Saturday, April 27, 2013

Doctor responds to Dr. Kress's involvement with assisted suicide in Montana

The following letter was published in the online edition of the Ravalli Republic newspaper in Montana. This letter is a response to the article by Dr. Kress describing the three suicide deaths that he assisted.

I am a general medical practitioner with 30 years’ experience. I work in emergency medicine, with nursing home residents and with incarcerated persons. I have two issues with Dr. Eric Kress's (April 7) opinion describing his assistance of three suicides. 

First, since when did assisted suicide become legal? 

Second, I have concerns about the cases he describes.
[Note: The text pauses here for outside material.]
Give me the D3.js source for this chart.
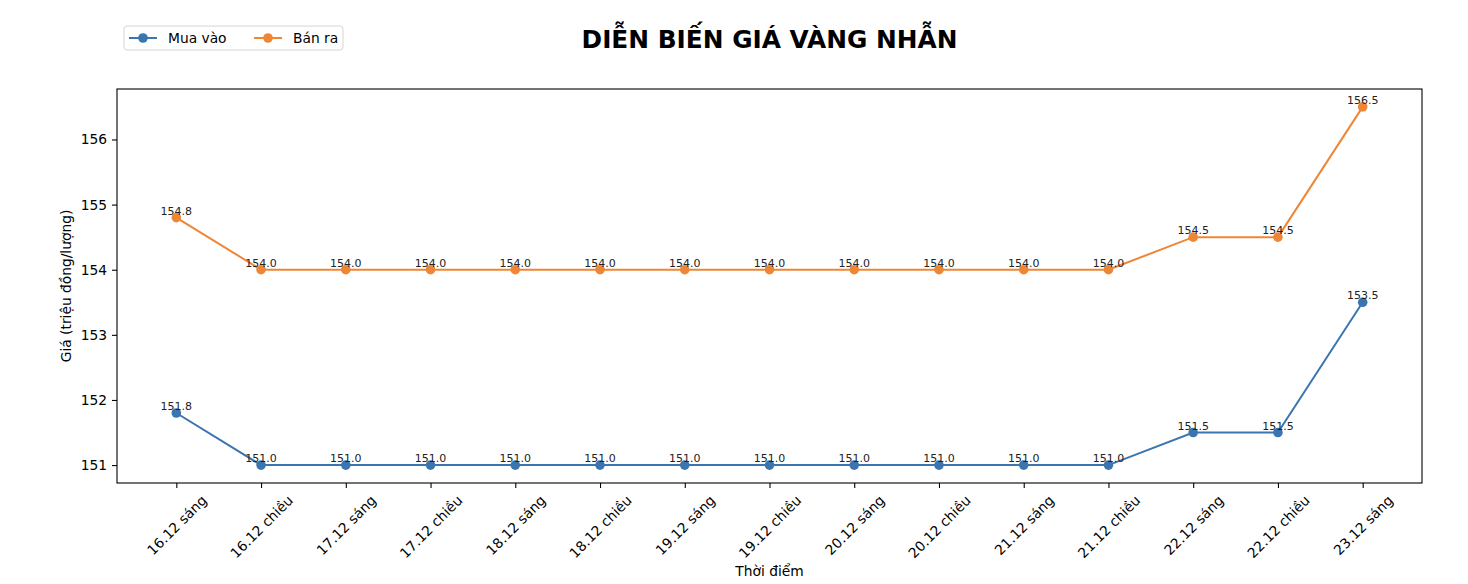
<!DOCTYPE html>
<html>
<head>
<meta charset="utf-8">
<script src="https://cdn.jsdelivr.net/npm/d3@7"></script>
<style>
  body { margin: 0; background: #fff; }
  svg { font-family: "DejaVu Sans", sans-serif; }
</style>
</head>
<body>
<svg id="chart" width="1468" height="584"></svg>
<script>
// data
const times = ["16.12 sáng", "16.12 chiều", "17.12 sáng", "17.12 chiều", "18.12 sáng",
    "18.12 chiều", "19.12 sáng", "19.12 chiều", "20.12 sáng", "20.12 chiều",
    "21.12 sáng", "21.12 chiều", "22.12 sáng", "22.12 chiều", "23.12 sáng"];
const muaVao = [151.8, 151.0, 151.0, 151.0, 151.0, 151.0, 151.0, 151.0, 151.0, 151.0, 151.0, 151.0, 151.5, 151.5, 153.5];
const banRa = [154.8, 154.0, 154.0, 154.0, 154.0, 154.0, 154.0, 154.0, 154.0, 154.0, 154.0, 154.0, 154.5, 154.5, 156.5];
const yTicks = [151, 152, 153, 154, 155, 156];

const series = [
    {name: "Mua vào", values: muaVao, color: "#3b75af"},
    {name: "Bán ra", values: banRa, color: "#ef8636"}
];

let margin = {top: 89, right: 46, bottom: 101, left: 117};
let width = 1468 - margin.left - margin.right;
let height = 584 - margin.top - margin.bottom;

let svg = d3.select("#chart");
let chart = svg.append("g")
    .attr("transform", "translate(" + margin.left + "," + margin.top + ")");

// matplotlib style 5% margins
let x = d3.scaleLinear().domain([-0.7, times.length - 1 + 0.7]).range([0, width]);
let allVals = muaVao.concat(banRa);
let lo = d3.min(allVals), hi = d3.max(allVals), pad = (hi - lo) * 0.05;
let y = d3.scaleLinear().domain([lo - pad, hi + pad]).range([height, 0]);

// x axis
let xAxis = chart.append("g")
    .attr("transform", "translate(0," + height + ")")
    .call(d3.axisBottom(x).tickValues(d3.range(times.length)).tickSize(5).tickPadding(4).tickFormat(i => times[i]));
xAxis.select(".domain").remove();
xAxis.selectAll("line").attr("stroke", "#000").attr("stroke-width", 1.1);
xAxis.selectAll("text").each(function() {
    let t = d3.select(this);
    t.attr("font-size", 13.8).attr("fill", "#000").attr("font-family", "DejaVu Sans");
    let w = this.getComputedTextLength();
    let h = 13.8;
    let s = Math.SQRT1_2;
    let cy = 10 + (w * s + h * s) / 2;
    t.attr("y", null).attr("dy", null)
        .attr("text-anchor", "middle")
        .attr("dominant-baseline", "central")
        .attr("transform", "translate(0," + cy + ") rotate(-45)");
});

// y axis
let yAxis = chart.append("g")
    .call(d3.axisLeft(y).tickValues(yTicks).tickSize(5).tickPadding(5).tickFormat(d3.format("d")));
yAxis.select(".domain").remove();
yAxis.selectAll("line").attr("stroke", "#000").attr("stroke-width", 1.1);
yAxis.selectAll("text").attr("font-size", 13.8).attr("fill", "#000").attr("font-family", "DejaVu Sans");

// frame
chart.append("rect")
    .attr("width", width).attr("height", height)
    .attr("fill", "none").attr("stroke", "#000").attr("stroke-width", 1.1);

// lines, markers and labels
let line = d3.line()
    .x((d, i) => x(i))
    .y(d => y(d));

series.forEach(s => {
    chart.append("path")
        .datum(s.values)
        .attr("fill", "none")
        .attr("stroke", s.color)
        .attr("stroke-width", 2)
        .attr("d", line);

    chart.selectAll(null)
        .data(s.values)
        .enter().append("circle")
        .attr("cx", (d, i) => x(i))
        .attr("cy", d => y(d))
        .attr("r", 4.8)
        .attr("fill", s.color);

    chart.selectAll(null)
        .data(s.values)
        .enter().append("text")
        .attr("x", (d, i) => x(i))
        .attr("y", d => y(d) - 3)
        .attr("text-anchor", "middle")
        .attr("font-size", 11)
        .attr("fill", "#222")
        .text(d => d.toFixed(1));
});

// axis titles
svg.append("text")
    .attr("x", margin.left + width / 2)
    .attr("y", 576)
    .attr("text-anchor", "middle")
    .attr("font-size", 13.8)
    .text("Thời điểm");

svg.append("text")
    .attr("transform", "translate(71," + (margin.top + height / 2) + ") rotate(-90)")
    .attr("text-anchor", "middle")
    .attr("font-size", 13.8)
    .text("Giá (triệu đồng/lượng)");

// title
svg.append("text")
    .attr("x", margin.left + width / 2)
    .attr("y", 48)
    .attr("text-anchor", "middle")
    .attr("font-size", 24.8)
    .attr("font-weight", "bold")
    .text("DIỄN BIẾN GIÁ VÀNG NHẪN");

// legend
let legend = svg.append("g").attr("transform", "translate(124,26)");
legend.append("rect")
    .attr("width", 219).attr("height", 24).attr("rx", 3)
    .attr("fill", "#fff").attr("stroke", "#d6d6d6");
series.forEach((s, i) => {
    let g = legend.append("g").attr("transform", "translate(" + (5 + i * 125) + ",12)");
    g.append("line").attr("x1", 0).attr("x2", 28).attr("stroke", s.color).attr("stroke-width", 2);
    g.append("circle").attr("cx", 14).attr("r", 4.8).attr("fill", s.color);
    g.append("text").attr("x", 39).attr("y", 5).attr("font-size", 13.8).text(s.name);
});
</script>
</body>
</html>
Kress claims that his patients were not depressed. His description of one of those patients, however, suggests otherwise. Someone who is "often … found weeping and bemoaning the miserable fated that had befallen him" sounds depressed and unrecognized and untreated. And, someone who is "experiencing increasing pain in his chest…" may have needed different medications. There is essentially no pain that cannot be treated, though a secondary effect may be to hasten death. I do not know the medical facts of these cases; I do know that there were other options than committing suicide, whether or not they were explored.

Doctors’ diagnoses can also be wrong. I have seen patients in my own practice live longer than expected. With this situation, patients participating in medical suicides can be throwing away their lives. I have also seen suicidal people get better, and rebuild lives that looked pretty grim. I do not agree that doctors or anyone else should be assisting other people to commit suicide.